今回のアルバムではポリコレ系への発言も多く、ほかのラッパーがあまりやらない「ラッパー以外をディスる」行為もスリムならでは。このキャンディス・オーウェンズ氏はアメリカでも結構珍しく、黒人系の女性ながらも、かなり保守系の政治評論家であり、毒舌ではっきりと自身の主張を述べることで有名になった人です。

簡単に説明すると「黒人なのに黒人にとって不利になりそうな発言や行動を取ってしまう人」というイメージがついている女性です。世界的なHIPHOPアーティストであるカニエ・ウエストと一緒に「White Lives Matter(白人の命も大事である)」と書かれたTシャツをパリの大きなファッションイベントで着用して論争を生んだこともありました。

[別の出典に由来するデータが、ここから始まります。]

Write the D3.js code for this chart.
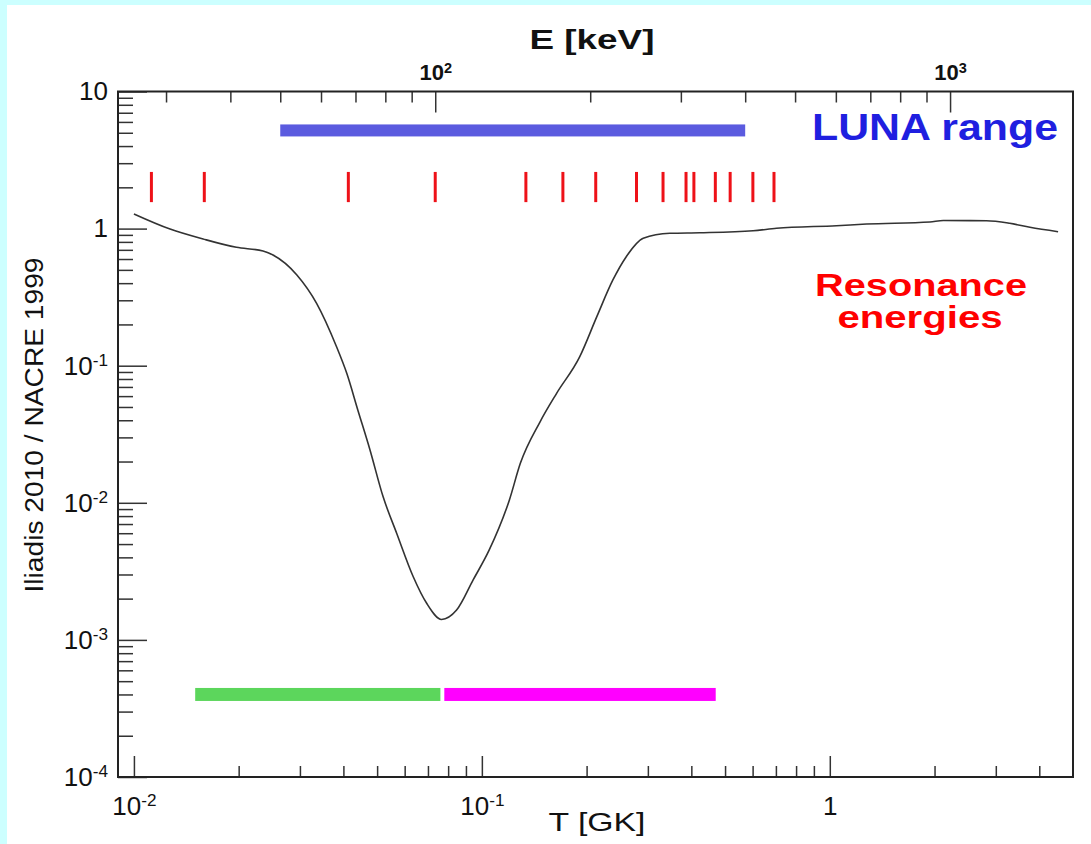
<!DOCTYPE html>
<html>
<head>
<meta charset="utf-8">
<script src="https://cdn.jsdelivr.net/npm/d3@7"></script>
<style>
  html, body { margin: 0; padding: 0; background: #ccffff; }
  svg { display: block; font-family: "Liberation Sans", Arial, Helvetica, sans-serif; }
</style>
</head>
<body>
<svg id="chart" width="1091" height="844"></svg>
<script>
// ratio curve Iliadis 2010 / NACRE 1999 vs temperature (GK)
var tempGK = [0.0100, 0.0127, 0.0158, 0.0197, 0.0235, 0.0251, 0.0294, 0.0335, 0.0382, 0.0409,
  0.0440, 0.0477, 0.0520, 0.0569, 0.0635, 0.0694, 0.0766, 0.0846, 0.0944, 0.105,
  0.120, 0.129, 0.147, 0.164, 0.191, 0.214, 0.238, 0.260, 0.291, 0.347,
  0.423, 0.602, 0.703, 1.045, 1.275, 1.94, 2.12, 2.82, 3.29, 3.76, 4.53];
var ratio = [1.28, 0.993, 0.84, 0.73, 0.686, 0.642, 0.459, 0.285, 0.138, 0.088,
  0.0476, 0.0243, 0.0111, 0.0060, 0.00289, 0.00185, 0.00141, 0.00165, 0.00274, 0.00453,
  0.0105, 0.0194, 0.039, 0.0629, 0.116, 0.228, 0.422, 0.624, 0.85, 0.924,
  0.933, 0.965, 1.005, 1.05, 1.08, 1.118, 1.145, 1.142, 1.093, 1.022, 0.949];

// resonance energies (keV, upper axis)
var resonanceKeV = [28.1, 35.6, 67.8, 100, 150, 177, 205, 246, 277, 307, 318, 350, 374, 414, 455];
var resonanceSpan = [1.56, 2.59];

// ranges
var lunaRangeKeV = [50, 400];
var lunaLevel = 5.2;
var lowRangeGK = [0.015, 0.076];
var highRangeGK = [0.078, 0.47];
var rangeLevel = 4e-4;

// axis domains and labelled ticks
var tDomain = [0.009, 5];
var eDomain = [24.2, 1733];
var yDomain = [1e-4, 10];
var yMajor = [1e-4, 1e-3, 1e-2, 1e-1, 1, 10];
var tMajor = [0.01, 0.1, 1];
var eMajor = [100, 1000];

var plot = { left: 118, right: 1073, top: 91.5, bottom: 777 };

var svg = d3.select('#chart');

// panel
svg.append('rect')
  .attr('width', 1091).attr('height', 844)
  .attr('fill', '#ccffff');
svg.append('rect')
  .attr('x', 7).attr('y', 5)
  .attr('width', 1084).attr('height', 839)
  .attr('fill', '#ffffff');

var x = d3.scaleLog().domain(tDomain).range([plot.left, plot.right]);
var xE = d3.scaleLog().domain(eDomain).range([plot.left, plot.right]);
var y = d3.scaleLog().domain(yDomain).range([plot.bottom, plot.top]);

function isMajor(list) {
  return function(v) {
    return list.some(function(m) { return Math.abs(v / m - 1) < 1e-6; });
  };
}
function minorOf(scale, list) {
  var d = scale.domain();
  return scale.ticks().filter(function(v) {
    return !isMajor(list)(v) && v > d[0] * 1.02 && v < d[1] * 0.98;
  });
}

// write 10^n with a raised exponent
function powLabel(v) {
  var t = d3.select(this), n = Math.round(Math.log10(v));
  t.text(null);
  if (n === 0) { t.text('1'); return; }
  if (n === 1) { t.text('10'); return; }
  t.append('tspan').text('10');
  t.append('tspan').attr('dy', '-0.5em').attr('font-size', '0.66em').text(String(n));
}

function styleAxis(g, size, weight) {
  g.attr('font-family', null).attr('font-size', size).attr('font-weight', weight || null);
  g.select('.domain').remove();
  g.selectAll('line').attr('stroke', '#333').attr('stroke-width', 1.5);
  g.selectAll('text').attr('fill', '#111');
}

// left axis
svg.append('g')
  .attr('transform', 'translate(' + plot.left + ',0)')
  .call(d3.axisLeft(y).tickValues(minorOf(y, yMajor)).tickSizeInner(-15).tickSizeOuter(0).tickFormat(''))
  .call(styleAxis, 26);
var gLeft = svg.append('g')
  .attr('transform', 'translate(' + plot.left + ',0)')
  .call(d3.axisLeft(y).tickValues(yMajor).tickSizeInner(-29).tickSizeOuter(0).tickPadding(10))
  .call(styleAxis, 26);
gLeft.selectAll('text').each(powLabel);

// bottom axis
svg.append('g')
  .attr('transform', 'translate(0,' + plot.bottom + ')')
  .call(d3.axisBottom(x).tickValues(minorOf(x, tMajor)).tickSizeInner(-11).tickSizeOuter(0).tickFormat(''))
  .call(styleAxis, 26);
var gBottom = svg.append('g')
  .attr('transform', 'translate(0,' + plot.bottom + ')')
  .call(d3.axisBottom(x).tickValues(tMajor).tickSizeInner(-21).tickSizeOuter(0))
  .call(styleAxis, 26);
gBottom.selectAll('text').attr('y', 38).attr('dy', 0).each(powLabel);

// top axis (energy)
svg.append('g')
  .attr('transform', 'translate(0,' + plot.top + ')')
  .call(d3.axisTop(xE).tickValues(minorOf(xE, eMajor)).tickSizeInner(-11).tickSizeOuter(0).tickFormat(''))
  .call(styleAxis, 22);
var gTop = svg.append('g')
  .attr('transform', 'translate(0,' + plot.top + ')')
  .call(d3.axisTop(xE).tickValues(eMajor).tickSizeInner(-21).tickSizeOuter(0).tickPadding(11.5))
  .call(styleAxis, 22, 'bold');
gTop.selectAll('text').attr('dy', 0).each(powLabel);

// LUNA range bar
svg.append('rect')
  .attr('x', xE(lunaRangeKeV[0]))
  .attr('y', y(lunaLevel) - 6)
  .attr('width', xE(lunaRangeKeV[1]) - xE(lunaRangeKeV[0]))
  .attr('height', 12)
  .attr('fill', '#5b5bdf');

// resonance markers
svg.append('g').selectAll('line')
  .data(resonanceKeV)
  .enter()
  .append('line')
  .attr('x1', function(d) { return xE(d); })
  .attr('x2', function(d) { return xE(d); })
  .attr('y1', y(resonanceSpan[1]))
  .attr('y2', y(resonanceSpan[0]))
  .attr('stroke', '#ee1118')
  .attr('stroke-width', 3);

// temperature ranges at the bottom
var ranges = [
  { r: lowRangeGK, color: '#5cd65c' },
  { r: highRangeGK, color: '#ff00ff' }
];
svg.append('g').selectAll('rect')
  .data(ranges)
  .enter()
  .append('rect')
  .attr('x', function(d) { return x(d.r[0]); })
  .attr('width', function(d) { return x(d.r[1]) - x(d.r[0]); })
  .attr('y', y(rangeLevel) - 6.5)
  .attr('height', 13)
  .attr('fill', function(d) { return d.color; });

// ratio curve
var line = d3.line()
  .x(function(d) { return x(d[0]); })
  .y(function(d) { return y(d[1]); })
  .curve(d3.curveMonotoneX);
svg.append('path')
  .datum(d3.zip(tempGK, ratio))
  .attr('d', line)
  .attr('fill', 'none')
  .attr('stroke', '#333')
  .attr('stroke-width', 1.6);

// frame
svg.append('rect')
  .attr('x', plot.left).attr('y', plot.top)
  .attr('width', plot.right - plot.left).attr('height', plot.bottom - plot.top)
  .attr('fill', 'none')
  .attr('stroke', '#222')
  .attr('stroke-width', 2);

// titles
svg.append('text')
  .attr('x', 592).attr('y', 49)
  .attr('text-anchor', 'middle')
  .attr('font-size', 28).attr('font-weight', 'bold')
  .attr('textLength', 125).attr('lengthAdjust', 'spacingAndGlyphs')
  .attr('fill', '#111')
  .text('E [keV]');
svg.append('text')
  .attr('x', 597).attr('y', 831)
  .attr('text-anchor', 'middle')
  .attr('font-size', 26)
  .attr('textLength', 97).attr('lengthAdjust', 'spacingAndGlyphs')
  .attr('fill', '#111')
  .text('T [GK]');
svg.append('text')
  .attr('transform', 'translate(43,425) rotate(-90)')
  .attr('text-anchor', 'middle')
  .attr('font-size', 26)
  .attr('textLength', 335).attr('lengthAdjust', 'spacingAndGlyphs')
  .attr('fill', '#111')
  .text('Iliadis 2010 / NACRE 1999');

// annotations
svg.append('text')
  .attr('x', 935).attr('y', 140)
  .attr('text-anchor', 'middle')
  .attr('font-size', 36).attr('font-weight', 'bold')
  .attr('textLength', 246).attr('lengthAdjust', 'spacingAndGlyphs')
  .attr('fill', '#1f1fe0')
  .text('LUNA range');
svg.append('text')
  .attr('x', 921).attr('y', 296)
  .attr('text-anchor', 'middle')
  .attr('font-size', 32).attr('font-weight', 'bold')
  .attr('textLength', 212).attr('lengthAdjust', 'spacingAndGlyphs')
  .attr('fill', '#ff0000')
  .text('Resonance');
svg.append('text')
  .attr('x', 920).attr('y', 328)
  .attr('text-anchor', 'middle')
  .attr('font-size', 32).attr('font-weight', 'bold')
  .attr('textLength', 165).attr('lengthAdjust', 'spacingAndGlyphs')
  .attr('fill', '#ff0000')
  .text('energies');
</script>
</body>
</html>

白人であるスリムが今回のアルバムで、そんなキャンディスに対して「自分が黒人であることを忘れている」などと問題発言を歌っていますが、こうした面でも、上記で述べたキャンセルカルチャーに喧嘩を売ってしまっているわけなのです。

④ クリストファー・リーヴ(俳優)



最後は最も酷いディスりを紹介します。クリストファー・リーヴは1978年に公開された『スーパーマン』の主人公を演じたことで有名な俳優です。不運なことに1995年、馬術の大会に出場した際に落馬し、首から下が不随になってしまいました。

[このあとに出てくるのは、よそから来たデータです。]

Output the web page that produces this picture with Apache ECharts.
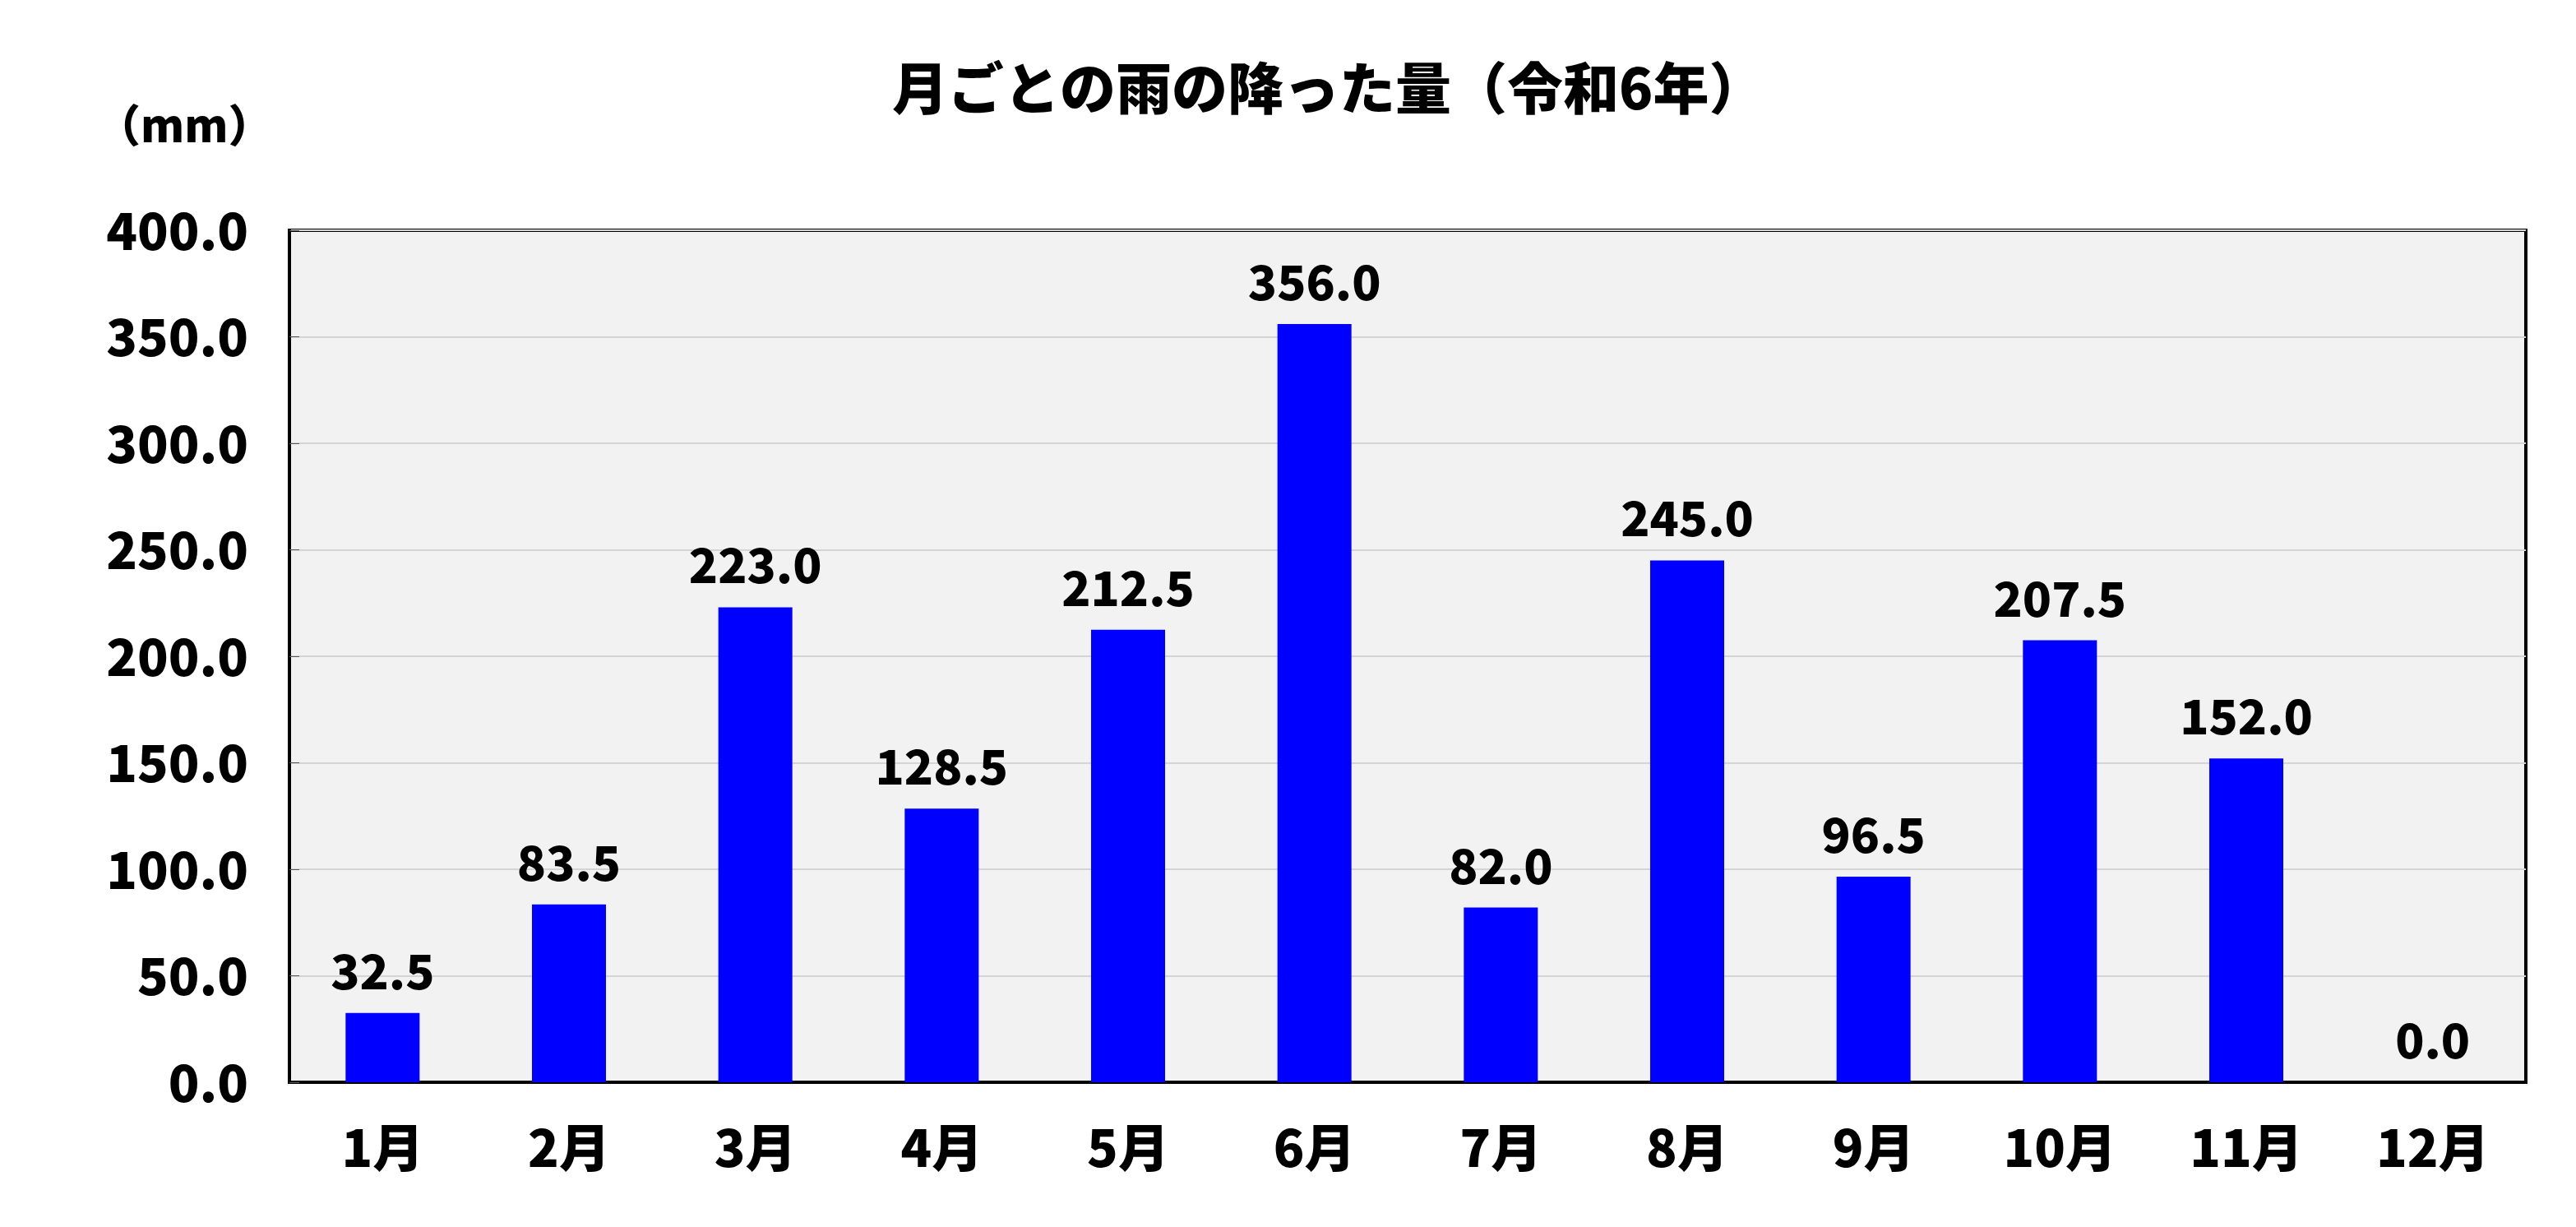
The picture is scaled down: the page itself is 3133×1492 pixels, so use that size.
<!DOCTYPE html>
<html>
<head>
<meta charset="utf-8">
<script src="https://cdn.jsdelivr.net/npm/echarts@6/dist/echarts.min.js"></script>
<style>
  html, body { margin: 0; padding: 0; background: #fff; }
  #main { width: 3133px; height: 1492px; }
</style>
</head>
<body>
<div id="main"></div>
<script>
var months = ['1月', '2月', '3月', '4月', '5月', '6月', '7月', '8月', '9月', '10月', '11月', '12月'];
var rainfall = [32.5, 83.5, 223.0, 128.5, 212.5, 356.0, 82.0, 245.0, 96.5, 207.5, 152.0, 0.0];
var yTicks = [0, 50, 100, 150, 200, 250, 300, 350, 400];

var font = '"Noto Sans CJK JP", "Noto Sans", sans-serif';
var myChart = echarts.init(document.getElementById('main'));

var option = {
  backgroundColor: '#ffffff',
  animation: false,
  title: [
    {
      text: '月ごとの雨の降った量（令和6年）',
      left: 1080,
      top: 68,
      textStyle: { fontFamily: font, fontWeight: 900, fontSize: 68, color: '#000' }
    },
    {
      text: '（mm）',
      left: 112,
      top: 120,
      textStyle: { fontFamily: font, fontWeight: 900, fontSize: 54, color: '#000' }
    }
  ],
  grid: {
    left: 352,
    right: 61,
    top: 280,
    bottom: 176,
    show: true,
    backgroundColor: '#f2f2f2',
    borderColor: '#000',
    borderWidth: 4
  },
  xAxis: {
    type: 'category',
    data: months,
    axisLine: { lineStyle: { color: '#000', width: 4 } },
    axisTick: { inside: true, length: 16, lineStyle: { color: '#222', width: 1 } },
    axisLabel: {
      margin: 48,
      fontFamily: font,
      fontWeight: 900,
      fontSize: 62,
      color: '#000'
    }
  },
  yAxis: {
    type: 'value',
    min: yTicks[0],
    max: yTicks[yTicks.length - 1],
    interval: yTicks[1] - yTicks[0],
    axisLine: { show: true, lineStyle: { color: '#000', width: 4 } },
    axisTick: { show: true, inside: true, length: 12, lineStyle: { color: '#555', width: 1 } },
    splitLine: { lineStyle: { color: '#d4d4d4', width: 2 } },
    axisLabel: {
      margin: 50,
      fontFamily: font,
      fontWeight: 900,
      fontSize: 62,
      color: '#000',
      formatter: function (v) { return v.toFixed(1); }
    }
  },
  series: [
    {
      type: 'bar',
      data: rainfall,
      barWidth: 90,
      itemStyle: { color: '#0000ff' },
      label: {
        show: true,
        position: 'top',
        distance: 22,
        fontFamily: font,
        fontWeight: 900,
        fontSize: 58,
        color: '#000',
        formatter: function (p) { return p.value.toFixed(1); }
      }
    }
  ]
};

myChart.setOption(option);
</script>
</body>
</html>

彼はその事故以来、亡くなるまでずっと車椅子生活をしていましたが、スリムはそんな悲劇を味わった人ですらディスってしまう、タブーも何も関係ないぐらいぶっ飛んでいるラッパーなのです。

しかも、曲全体でリーヴのことをディスっているタイトル、「Brand New Dance(最新のダンス)」では、明らかに踊れなくなったリーヴを馬鹿にしてますし、内容も結構酷いものがあります。

さらに興味深いエピソードとして、この曲は実は2004年にリリースしたアルバムに収録しようとしていましたが、アルバムがリリースされる直前にリーヴが亡くなってしまったので、その曲だけを取り下げたのです。その曲を20年経った今引っ張り出してきてリリースしたという経緯があるのです。



さまざまな人をディスるだけでなく、その内容もかなり攻めていますが、アメリカではなぜか「エミネムだから許される」という認識も存在します。もちろん許容してない人も多く、スリム・シェイディのリリックの内容は常に賛否両論ですが、事実このアルバムは全米アルバム・チャートで1位を獲得しています。

このアルバムは順序通りに聴いてエミネムがスリムに勝つパターンと、順序を逆に聴いてスリムがエミネムに勝つパターン、どちらがしっくりくるかによって聴き手の賛否も分かれると思います。

個人的な意見としては、エミネムの歪んだダークなユーモアは酷いものがありますが、アルバムのコンセプトや仕掛けには、天才と認めるしかない凄さを兼ね備えている恐ろしい存在だと思います。

あなたはスリムとエミネム、どちらに勝って欲しいでしょうか? 是非ともアルバムをどちらの順序でも聴いてみてご判断ください。